Эта история произошла больше десяти лет назад. Пришла как-то в диспансер бумага из прокуратуры — дескать, разберитесь, пожалуйста, со своей подопечной, а то она тут нам царские указы шлет один любопытнее другого. Указы, к слову, действительно были довольно интересными и местами дельными. Мэра предполагалось выпороть и отправить на освоение Сибири. В компании с директором автозавода. Расстрельный список был невелик — всего-то департамент ЖКХ. Ну, и по мелочи: покаяние в церкви для руководства милиции, отлучение культурно-массового сектора от воскресной чарки… И все бы ладно — ну, пишет человек указы, да и пусть его, порой нежно любимое начальство и похлеще указы спускает, а с некоторыми пунктами в самой глубине души можно было бы и согласиться — но тут всплыла соседка пациентки, с которой произошла неувязочка на почве несоблюдения придворного этикета: та ни в какую не соглашалась на земные поклоны.
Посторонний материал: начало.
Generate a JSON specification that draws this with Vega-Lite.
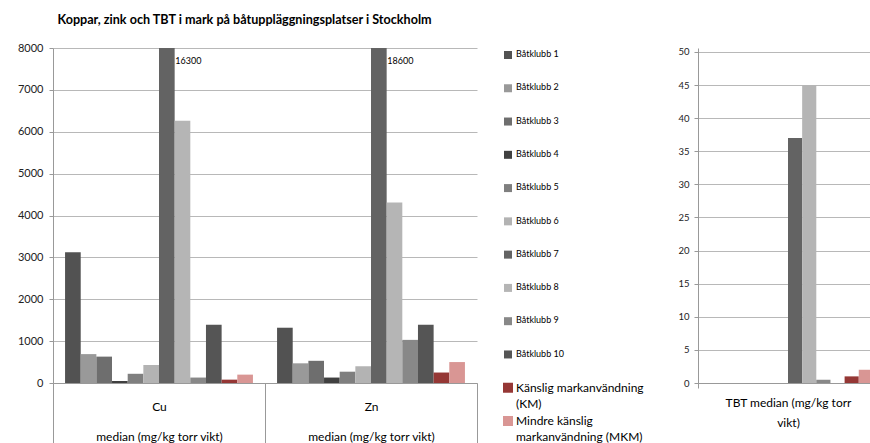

Да что там, даже до книксена в присутствии августейшей особы не снизошла, за что и была бита по шее с обещанием воспитательно-показательной декапитации в следующий раз. Обещание, в отличие от сана, было воспринято очень серьезно, посему участковый доктор рассматривала уже две телеги на свою подопечную, соображая, как же поступить. Отправлять спецбригаду не хотелось — хлопцы там горячие, могут отнестись без должного пиетета. Дождавшись санкции суда, доктор в сопровождении спецбригады сама отправилась к пациентке, намереваясь уговорить ту лечь в больницу. На аудиенцию доктор была допущена без проблем, даже спецбригаде было высочайше дозволено войти и остаться, но потом ее величество попеняла врачу, что та посмела явиться без доклада, не по записи и вообще — где ваши манеры, милочка?
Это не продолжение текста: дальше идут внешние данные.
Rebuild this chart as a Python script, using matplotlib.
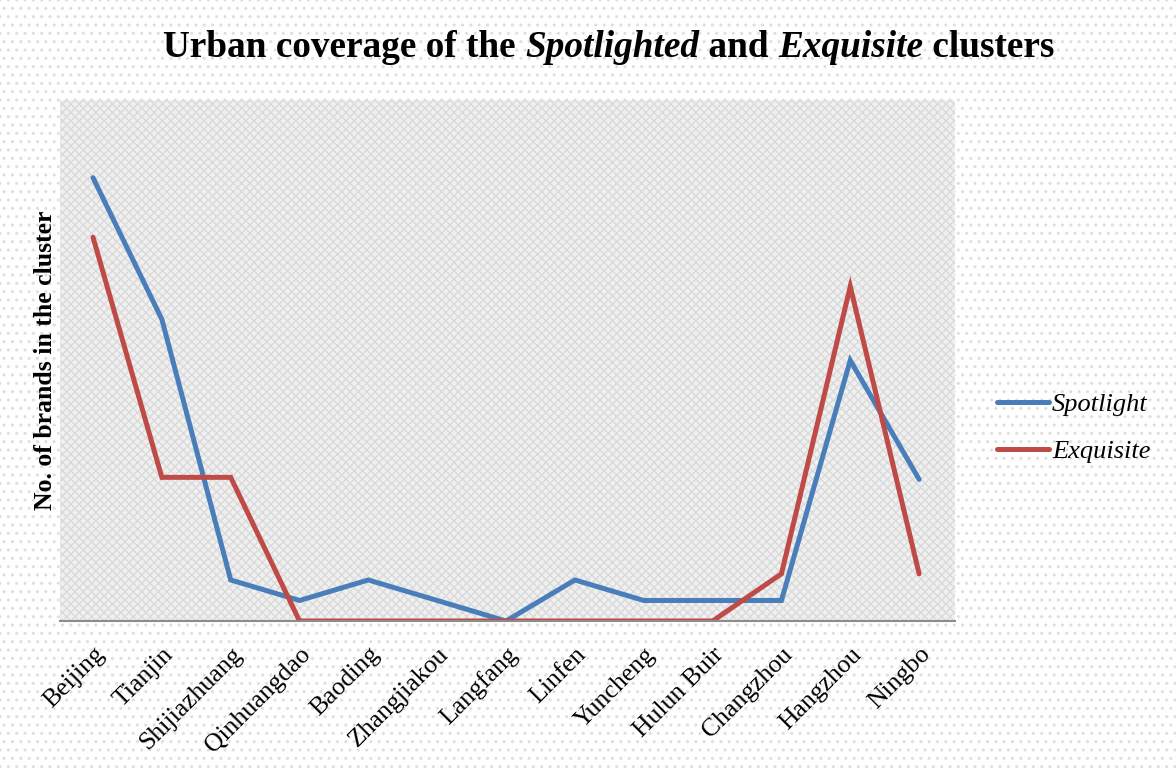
import matplotlib.pyplot as plt
from matplotlib.patches import Rectangle
from matplotlib.offsetbox import TextArea, HPacker, AnnotationBbox

cities = ['Beijing', 'Tianjin', 'Shijiazhuang', 'Qinhuangdao', 'Baoding',
          'Zhangjiakou', 'Langfang', 'Linfen', 'Yuncheng', 'Hulun Buir',
          'Changzhou', 'Hangzhou', 'Ningbo']
spotlight = [21.6, 14.7, 2, 1, 2, 1, 0, 2, 1, 1, 1, 12.7, 6.9]
exquisite = [18.7, 7, 7, 0, 0, 0, 0, 0, 0, 0, 2.3, 16.3, 2.3]

plt.rcParams['font.family'] = ['Liberation Serif', 'DejaVu Serif']
plt.rcParams['hatch.linewidth'] = 1.0

fig = plt.figure(figsize=(11.76, 7.7), dpi=100)
fig.patches.append(Rectangle((0, 0), 1, 1, transform=fig.transFigure,
                             facecolor='white', edgecolor='#dedede',
                             hatch='..', linewidth=0, zorder=-10))

ax = fig.add_axes([0.051, 0.1935, 0.761, 0.677])
ax.patch.set_facecolor('#f0f0f0')
ax.patch.set_edgecolor('#dadada')
ax.patch.set_hatch('xxxx')
ax.patch.set_linewidth(0)

x = range(len(cities))
ax.plot(x, spotlight, color='#4A7EBB', lw=3.6, solid_capstyle='round',
        solid_joinstyle='miter', label='Spotlight')
ax.plot(x, exquisite, color='#BE4B48', lw=3.6, solid_capstyle='round',
        solid_joinstyle='miter', label='Exquisite')

ax.set_xlim(-0.48, 12.52)
ax.set_ylim(0, 25.4)
ax.set_yticks([])
ax.set_xticks(list(x))
ax.set_xticklabels(cities, rotation=45, ha='right', rotation_mode='anchor',
                   fontsize=18.5)
ax.tick_params(axis='x', length=0, pad=16)
for s in ['top', 'right', 'left']:
    ax.spines[s].set_visible(False)
ax.spines['bottom'].set_color('#8c8c8c')
ax.spines['bottom'].set_linewidth(1.5)

ax.set_ylabel('No. of brands in the cluster', fontsize=18.5, fontweight='bold',
              labelpad=2)

leg = ax.legend(loc='center left', bbox_to_anchor=(1.02, 0.37), frameon=False,
                prop={'style': 'italic', 'size': 19}, handlelength=2.0,
                handletextpad=0.1, labelspacing=0.9)

# title with italic words
parts = [('Urban coverage of the ', 'normal'), ('Spotlighted', 'italic'),
         (' and ', 'normal'), ('Exquisite', 'italic'), (' clusters', 'normal')]
areas = [TextArea(t, textprops=dict(fontsize=26.8, fontweight='bold', fontstyle=st))
         for t, st in parts]
box = HPacker(children=areas, align='baseline', pad=0, sep=0)
ab = AnnotationBbox(box, (0.518, 0.938), xycoords='figure fraction',
                    frameon=False, box_alignment=(0.5, 0.5))
fig.add_artist(ab)

fig.savefig('out.png', dpi=100)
— Ах, ваше величество, дела чрезвычайной важности и срочности требуют вашего незамедлительного присутствия. Умоляю, едемте!
— Что за срочность? Мы даже откушать не успели.
— Государыня, дума окончательно дошла до изумления. Они указы, что вы писать изволили, до сей поры обсуждают да поправки вносят. Мало того, имеют наглость нелестно отзываться о ваших организаторских и (страшно говорить, прямо крамола какая-то) умственных способностях. Настроения нездоровые да речи якобинского толка… ведь так и революцию, чего доброго, проморгаем. Уж вы бы, ваше величество, съездили, сделали внушение!
— Внушение? Я им сейчас клизму сделаю! Ведерную! Каждому, никто не уйдет без царской благодати! Не хотят умом понимать всю мудрость правления, так я другой путь для вразумления найду! Едем, и немедля! Поправки они вносят, ха! Не жилось при конституционной монархии, будет им абсолютная! Сибирь большая, мест на всю думу хватит и еще на десять останется! Гони, голубчик!
Персонал отделения, в которое поступила пациентка, с ходу получил разнос за нерадение и общий бардак, но клятвенно заверил, что к прибытию удалившихся на срочные внеочередные каникулы депутатов все недостатки будут полностью устранены, а вот вам бы, ваше величество, здоровье не мешало поправить, а то сгорите ведь на службе отечеству, право слово, нельзя так с собой!
Граница на замке
Вопреки норме христианской морали, предписывающей ближнего своего любить как себя, уже глубоко любимого, отношения с соседями зачастую не лишены некоторой пикантности и даже элемента параноидной озабоченности — мол, кто знает, что у них на уме — даже в той самой среднестатистической норме. Что говорить о случаях, когда имеющиеся под боком пресловутые ближние включаются нашим пациентом в его бредовую систему! Скучно не будет никому, можете не сомневаться.